Культура — Цивилизация.
Становление — Ставшее.
Прочувствованная история — Познанная природа.
Организм — Механизм.
Душа — Мозг.
Этическое — Логическое.
Одухотворенное тело — Мумия.
Этот водораздел проходит до последней глубины и дает много для полноты художественного анализа. Шпенглер утверждает, что одной из главных причин — почему в хаотической картине исторических явлений не была выяснена истинная структура истории, заключается в неумении отделить один от другого взаимно друг друга проникающие комплексы форм культурного и цивилизованного существования. И он прав.
Правда, нам, русским, это противопоставление не только не было чуждо; оно давало нам всегда духовную опору для практического ничегонеделания. Вся общественная мысль России в течение XIX века проникнута была экстенсивным, морализирующим, просто отрицательным отношением к цивилизации, и этот народнический пафос, свойственный всем решительно течениям вплоть до прямо враждебных народничеству, неизменно питался этим противопоставлением русского, самобытного, духовного, культурного — всему западному, шаблонному, материальному, цивилизованному.
Но подобно тому, как сознание этой противоположности недостаточно было русским людям, чтобы делать культуру, потому что никакие богатства и глубины культуры не могут раскрыться без цивилизации, так и у Шпенглера — художественная правда о культуре и цивилизации не только не пробуждает дух цивилизаторского творчества; напротив, она должна умерщвлять его, потому что смерть не может быть источником жизни. Раз цивилизация следует за культурой, как смерть за жизнью, как окоченение за развитием, как духовная старость и каменный мировой город за властью земли и за душевным детством, то чем же живет и дышит цивилизация?

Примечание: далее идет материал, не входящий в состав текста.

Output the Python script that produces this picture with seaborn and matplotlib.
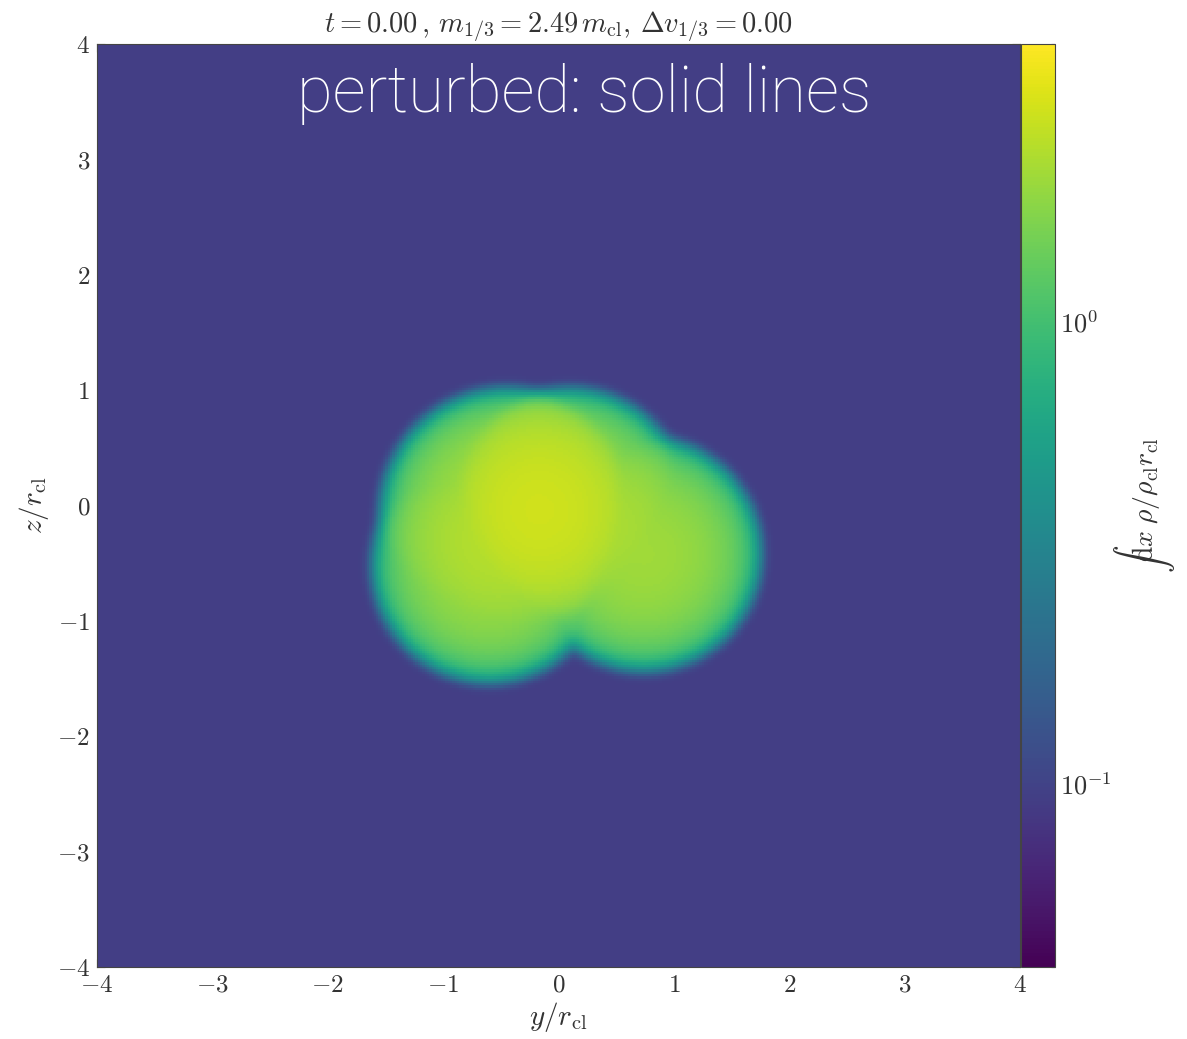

Пусть она "римский интеллект", а не греческая душа, пусть постепенная ломка ставших неорганическими ["]омертвевших форм", пусть "мировой город", а не близкая к земле провинция… сколько бы образов Шпенглер ни давал, вплоть до образа смерти, — в цивилизации ведь есть своя большая жизнь, и сам Шпенглер не только не хочет жить ею, не только примиряется, но и вдохновляет себя и нас: на дренаж, на мореплавание, на политику и машиностроение.